─── Data for processing

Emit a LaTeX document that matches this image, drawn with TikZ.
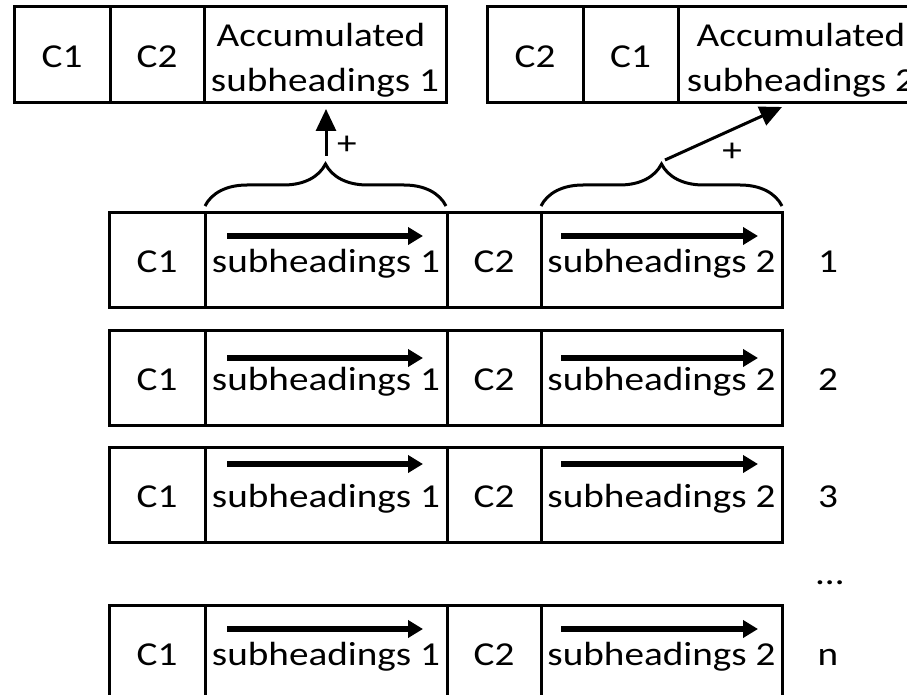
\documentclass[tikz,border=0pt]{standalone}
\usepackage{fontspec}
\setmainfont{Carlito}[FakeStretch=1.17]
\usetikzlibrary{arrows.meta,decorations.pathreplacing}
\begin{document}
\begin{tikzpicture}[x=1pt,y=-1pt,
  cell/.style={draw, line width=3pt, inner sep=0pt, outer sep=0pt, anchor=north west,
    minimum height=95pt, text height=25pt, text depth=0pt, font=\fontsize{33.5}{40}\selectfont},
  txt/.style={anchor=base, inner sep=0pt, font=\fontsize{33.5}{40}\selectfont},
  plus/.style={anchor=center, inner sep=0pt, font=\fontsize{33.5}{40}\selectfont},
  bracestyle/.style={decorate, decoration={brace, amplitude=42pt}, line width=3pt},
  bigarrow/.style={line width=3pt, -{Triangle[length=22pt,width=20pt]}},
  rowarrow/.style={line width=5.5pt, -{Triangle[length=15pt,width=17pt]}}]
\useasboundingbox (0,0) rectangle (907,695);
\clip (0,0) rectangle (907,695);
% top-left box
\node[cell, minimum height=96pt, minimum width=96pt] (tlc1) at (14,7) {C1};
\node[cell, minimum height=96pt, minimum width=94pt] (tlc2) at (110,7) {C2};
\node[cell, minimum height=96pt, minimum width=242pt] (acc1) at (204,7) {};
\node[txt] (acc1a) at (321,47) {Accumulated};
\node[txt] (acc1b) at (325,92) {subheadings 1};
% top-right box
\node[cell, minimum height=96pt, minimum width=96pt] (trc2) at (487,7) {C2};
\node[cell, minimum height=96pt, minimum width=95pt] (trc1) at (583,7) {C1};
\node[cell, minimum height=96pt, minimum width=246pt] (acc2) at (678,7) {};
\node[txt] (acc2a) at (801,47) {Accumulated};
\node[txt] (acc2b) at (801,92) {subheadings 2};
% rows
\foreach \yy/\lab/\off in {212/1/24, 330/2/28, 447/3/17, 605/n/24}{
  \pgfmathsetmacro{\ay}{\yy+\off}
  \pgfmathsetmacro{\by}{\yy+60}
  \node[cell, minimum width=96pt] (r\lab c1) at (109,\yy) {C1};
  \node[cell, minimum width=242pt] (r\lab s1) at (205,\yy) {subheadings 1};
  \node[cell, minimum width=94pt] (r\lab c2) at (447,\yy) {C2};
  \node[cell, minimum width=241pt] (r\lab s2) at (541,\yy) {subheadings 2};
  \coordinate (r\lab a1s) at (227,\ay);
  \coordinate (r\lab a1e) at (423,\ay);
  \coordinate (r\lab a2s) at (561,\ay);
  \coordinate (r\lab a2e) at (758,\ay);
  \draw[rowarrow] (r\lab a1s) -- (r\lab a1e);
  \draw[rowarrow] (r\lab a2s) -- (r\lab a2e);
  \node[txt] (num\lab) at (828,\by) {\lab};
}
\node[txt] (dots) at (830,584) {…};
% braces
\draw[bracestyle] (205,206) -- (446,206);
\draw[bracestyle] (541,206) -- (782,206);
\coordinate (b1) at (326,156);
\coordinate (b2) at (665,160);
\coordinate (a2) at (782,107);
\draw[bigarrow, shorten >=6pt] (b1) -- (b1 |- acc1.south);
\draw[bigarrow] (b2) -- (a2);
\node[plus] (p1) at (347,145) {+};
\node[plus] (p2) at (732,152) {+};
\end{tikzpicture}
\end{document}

──────
─── Data for processing

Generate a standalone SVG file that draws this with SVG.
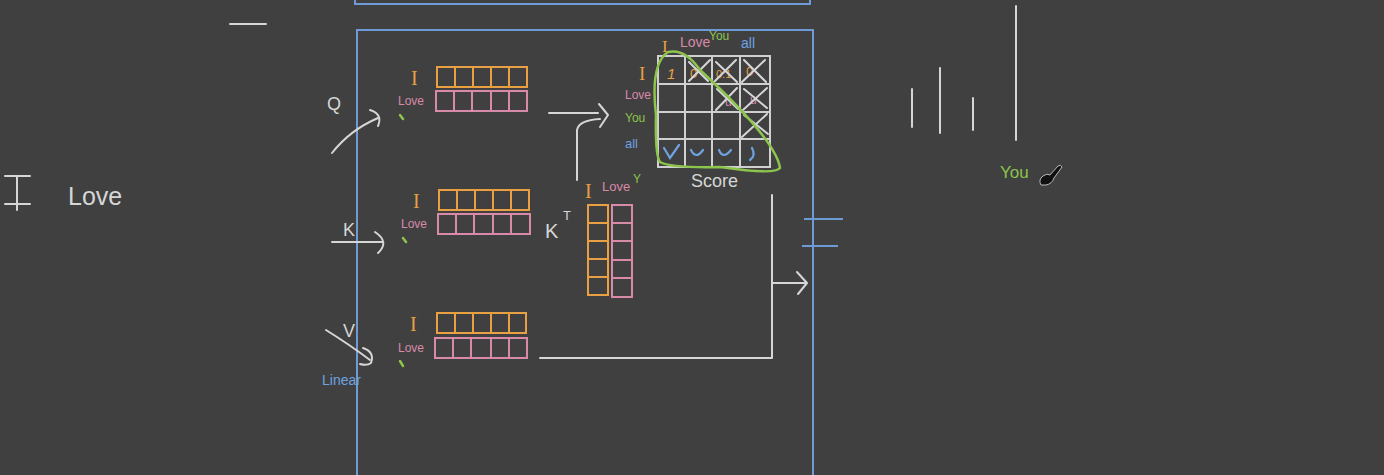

──────
─── Data for processing

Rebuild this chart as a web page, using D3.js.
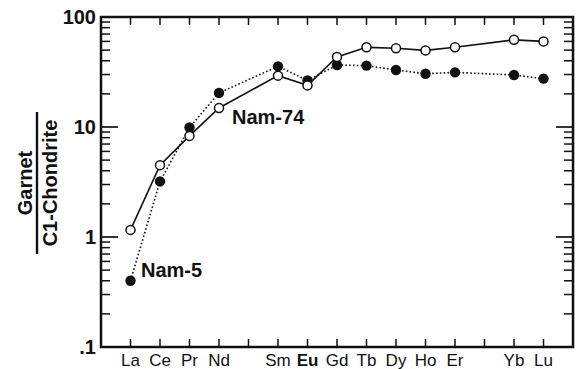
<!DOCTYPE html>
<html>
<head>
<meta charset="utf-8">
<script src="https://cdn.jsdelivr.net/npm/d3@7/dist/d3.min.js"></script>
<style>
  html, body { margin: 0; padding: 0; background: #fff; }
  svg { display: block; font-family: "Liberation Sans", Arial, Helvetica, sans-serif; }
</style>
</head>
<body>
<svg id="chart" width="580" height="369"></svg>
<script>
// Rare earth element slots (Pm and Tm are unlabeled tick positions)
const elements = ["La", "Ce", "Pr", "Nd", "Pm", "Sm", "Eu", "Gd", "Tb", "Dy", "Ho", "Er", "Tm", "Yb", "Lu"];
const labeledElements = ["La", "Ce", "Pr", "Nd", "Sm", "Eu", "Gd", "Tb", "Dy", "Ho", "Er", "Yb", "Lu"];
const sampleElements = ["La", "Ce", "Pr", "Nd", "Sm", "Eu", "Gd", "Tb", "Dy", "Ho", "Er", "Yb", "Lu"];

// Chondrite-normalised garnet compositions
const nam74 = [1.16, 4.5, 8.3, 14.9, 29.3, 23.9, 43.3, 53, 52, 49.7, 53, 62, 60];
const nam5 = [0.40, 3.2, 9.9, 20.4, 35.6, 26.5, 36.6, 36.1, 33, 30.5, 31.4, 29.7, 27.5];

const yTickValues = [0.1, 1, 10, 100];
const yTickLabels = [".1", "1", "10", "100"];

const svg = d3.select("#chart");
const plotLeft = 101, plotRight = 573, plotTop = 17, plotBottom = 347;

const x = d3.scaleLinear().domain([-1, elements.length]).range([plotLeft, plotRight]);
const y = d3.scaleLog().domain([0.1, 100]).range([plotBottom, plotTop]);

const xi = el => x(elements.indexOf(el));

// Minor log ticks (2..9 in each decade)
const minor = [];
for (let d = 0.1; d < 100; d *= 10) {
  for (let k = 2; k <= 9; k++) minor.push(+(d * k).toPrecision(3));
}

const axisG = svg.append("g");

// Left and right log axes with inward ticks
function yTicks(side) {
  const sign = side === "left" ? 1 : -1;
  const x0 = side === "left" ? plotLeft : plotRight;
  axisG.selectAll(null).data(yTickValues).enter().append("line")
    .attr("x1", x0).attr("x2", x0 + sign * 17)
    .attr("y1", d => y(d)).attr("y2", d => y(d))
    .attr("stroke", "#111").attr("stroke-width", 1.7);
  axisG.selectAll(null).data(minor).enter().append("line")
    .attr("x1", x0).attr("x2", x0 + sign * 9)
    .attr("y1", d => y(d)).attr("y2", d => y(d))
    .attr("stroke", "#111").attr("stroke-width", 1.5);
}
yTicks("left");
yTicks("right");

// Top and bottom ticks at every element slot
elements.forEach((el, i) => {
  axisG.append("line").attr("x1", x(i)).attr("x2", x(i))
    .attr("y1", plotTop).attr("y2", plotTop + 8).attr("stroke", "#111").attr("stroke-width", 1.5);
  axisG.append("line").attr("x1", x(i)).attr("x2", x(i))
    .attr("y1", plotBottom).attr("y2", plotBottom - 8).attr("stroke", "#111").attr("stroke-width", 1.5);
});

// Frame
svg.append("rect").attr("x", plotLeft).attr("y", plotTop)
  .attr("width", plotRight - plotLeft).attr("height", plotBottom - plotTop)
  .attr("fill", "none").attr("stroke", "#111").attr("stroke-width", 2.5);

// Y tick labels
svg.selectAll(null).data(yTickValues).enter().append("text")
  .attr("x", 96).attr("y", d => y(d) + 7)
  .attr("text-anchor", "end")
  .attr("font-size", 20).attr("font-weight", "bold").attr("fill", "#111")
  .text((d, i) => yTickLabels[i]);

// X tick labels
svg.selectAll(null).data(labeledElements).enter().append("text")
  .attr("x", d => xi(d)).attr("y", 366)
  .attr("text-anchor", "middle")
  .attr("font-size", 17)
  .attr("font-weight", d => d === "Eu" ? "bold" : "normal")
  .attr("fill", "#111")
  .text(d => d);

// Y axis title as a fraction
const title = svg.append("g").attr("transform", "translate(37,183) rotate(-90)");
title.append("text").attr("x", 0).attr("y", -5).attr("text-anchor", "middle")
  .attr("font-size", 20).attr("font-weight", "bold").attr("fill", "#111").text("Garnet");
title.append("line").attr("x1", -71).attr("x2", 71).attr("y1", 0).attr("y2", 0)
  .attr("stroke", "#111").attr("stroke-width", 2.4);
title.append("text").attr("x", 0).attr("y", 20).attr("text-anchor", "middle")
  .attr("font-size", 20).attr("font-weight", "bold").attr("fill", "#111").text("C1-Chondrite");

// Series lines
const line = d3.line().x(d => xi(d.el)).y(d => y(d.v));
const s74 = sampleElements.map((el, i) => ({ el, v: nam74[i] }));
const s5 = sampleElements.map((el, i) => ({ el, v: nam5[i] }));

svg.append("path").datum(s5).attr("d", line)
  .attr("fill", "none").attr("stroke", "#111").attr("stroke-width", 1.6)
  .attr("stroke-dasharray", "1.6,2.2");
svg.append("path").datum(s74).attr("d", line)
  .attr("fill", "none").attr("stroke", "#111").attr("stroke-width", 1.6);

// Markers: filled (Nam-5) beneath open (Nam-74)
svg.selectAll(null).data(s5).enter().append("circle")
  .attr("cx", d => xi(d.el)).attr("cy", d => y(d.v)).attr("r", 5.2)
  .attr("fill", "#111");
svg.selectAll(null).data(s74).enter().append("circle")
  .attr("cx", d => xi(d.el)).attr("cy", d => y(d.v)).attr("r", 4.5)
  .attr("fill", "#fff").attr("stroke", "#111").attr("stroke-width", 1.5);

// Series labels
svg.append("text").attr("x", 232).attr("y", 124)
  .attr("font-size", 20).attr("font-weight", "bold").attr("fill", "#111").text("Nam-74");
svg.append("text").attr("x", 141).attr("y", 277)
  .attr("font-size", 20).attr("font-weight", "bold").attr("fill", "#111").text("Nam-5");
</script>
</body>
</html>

──────

* Your objective
Find each line holding the string "that" and copy it out.

* Written reply
Emit a LaTeX document that matches this image, drawn with TikZ.
Generate a standalone SVG file that draws this with SVG.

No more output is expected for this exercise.